Presumably, the burden is on prosecutors to explain why this information did not reach defense attorneys, how the gun ended up with Guerrero and why it failed to match the description given by eyewitness Sullivan, who repeatedly told authorities — and Rousseau’s jury — that the gun pointed at him and Delitta was chrome or nickel-plated.
Prosecutors made a point in the trial of linking Rousseau to a shiny, silver revolver that he used in a series of bank robberies in the months before the Delitta murder.
Timing may be be part of the district attorney’s explanation. The results of the second ballistics test, the one that conclusively showed that Guerrero’s gun was the murder weapon, were not recorded until June 27, 1989, five weeks after the end of Rousseau’s trial.
Rousseau’s lawyers contend that if the Guerrero connection had been pointed out to his defense counsel in the first place, it is likely that the trial would not have gone forward until the results of the second test were known.
“I think we’ve uncovered some real substantial evidence of innocence,” said Bryce Benjet, another of Rousseau’s attorneys. “This guy Juan Guerrero was arrested with the murder weapon, he was known to be a violent offender and he made statements to our investigator indicating he was involved in the (Delitta) shooting.”
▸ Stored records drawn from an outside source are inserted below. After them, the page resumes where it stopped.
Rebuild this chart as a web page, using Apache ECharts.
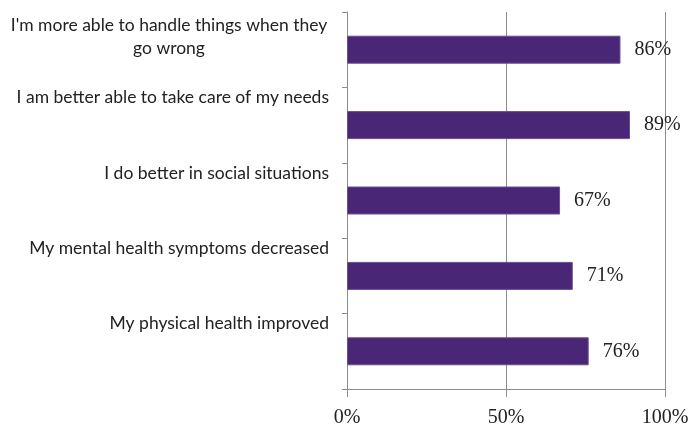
<!DOCTYPE html>
<html>
<head>
<meta charset="utf-8">
<script src="https://cdn.jsdelivr.net/npm/echarts@6/dist/echarts.min.js"></script>
<style>html,body{margin:0;padding:0;background:#fff}#c{width:688px;height:427px}</style>
</head>
<body>
<div id="c"></div>
<script>
const categories = [
  "I'm more able to handle things when they\ngo wrong",
  "I am better able to take care of my needs",
  "I do better in social situations",
  "My mental health symptoms decreased",
  "My physical health improved"
];
const values = [86, 89, 67, 71, 76];
const xTicks = [0, 50, 100];

const chart = echarts.init(document.getElementById('c'));
const lineH = 23;
const axisData = categories.map(function (c) {
  const n = c.split('\n').length;
  const style = { verticalAlign: 'bottom', padding: [0, 0, 16, 0] };
  if (n > 1) { style.align = 'center'; style.padding = [0, 320, -10, 0]; }
  return { value: c, textStyle: style };
});
chart.setOption({
  animation: false,
  grid: { left: 347, top: 12, width: 318, height: 377, containLabel: false, outerBoundsMode: 'none' },
  xAxis: {
    type: 'value', min: 0, max: 100, interval: 50,
    axisLine: { show: true, lineStyle: { color: '#8c8c8c', width: 1 } },
    axisTick: { show: true, length: 8, lineStyle: { color: '#8c8c8c' } },
    splitLine: { show: true, lineStyle: { color: '#8c8c8c', width: 1 } },
    axisLabel: {
      formatter: function (v) { return xTicks.indexOf(v) >= 0 ? v + '%' : ''; },
      fontFamily: 'Liberation Serif', fontSize: 20, color: '#222', margin: 19
    }
  },
  yAxis: {
    type: 'category', inverse: true, data: axisData,
    axisLine: { show: true, lineStyle: { color: '#8c8c8c', width: 1 } },
    axisTick: { show: true, length: 5, lineStyle: { color: '#8c8c8c' } },
    axisLabel: {
      interval: 0, fontFamily: 'Lato', fontSize: 17.5, color: '#222',
      lineHeight: lineH, margin: 18
    }
  },
  series: [{
    type: 'bar', data: values, barWidth: 28,
    itemStyle: { color: '#4a2677', borderColor: '#6b4e98', borderWidth: 1 },
    label: {
      show: true, position: 'right', distance: 14,
      formatter: '{c}%', fontFamily: 'Liberation Serif', fontSize: 20, color: '#222'
    }
  }]
});
</script>
</body>
</html>
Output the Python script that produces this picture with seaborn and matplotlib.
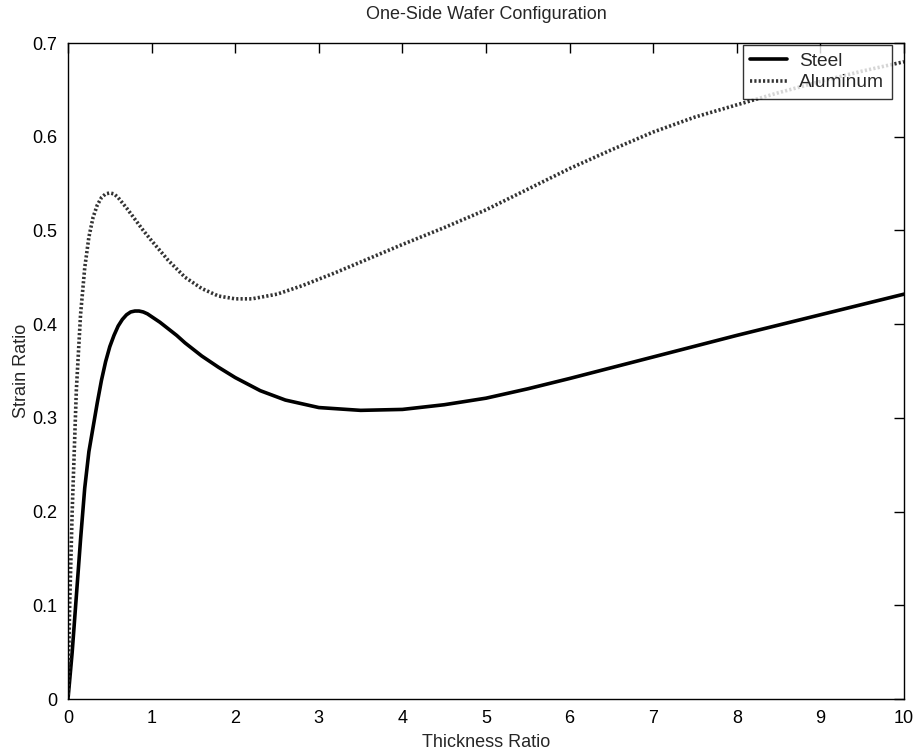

Guerrero served a prison sentence in connection with Williams’ murder and was deported to his native Dominican Republic early this year.
Former prosecutor Lorraine Parker signed an affidavit in February saying that Rousseau deserved a new trial. She said she was never informed of the ballistics tests or Guerrero’s arrest.
“Disclosure of this evidence would have likely entailed additional investigation on both sides on such issues as whether Juan Guerrero could have been the assailant in Mr. Delitta’s case, whether Guerrero’s weapon could be linked to Anibal Rousseau, and whether there was an explanation for the difference between Sullivan’s description of the weapon and its actual appearance,” Parker stated.
At the very least, police knew during Rousseau’s trial that the same gun was used to kill Delitta and Williams, as was recorded in the notes of their investigation into Williams’ killing. At the time they theorized — incorrectly — that the gun would turn out to be the silver revolver described by Sullivan.
Now a civil attorney in Denver, Parker told the Chronicle in April that if Rousseau cannot be linked to the weapon, the case against him evaporates.
Co-counsel Rosenthal, who was an assistant district attorney at the time, could not be reached for comment. He has previously said he did not remember seeing the reports that linked Guerrero’s weapon to the Delitta killing. He also has said he thinks it is plausible that the gun could have passed indirectly from Rousseau to Guerrero, criminals who lived near each other.
Rosenthal’s office has 120 days to respond to the issues raised in Rousseau’s appeal.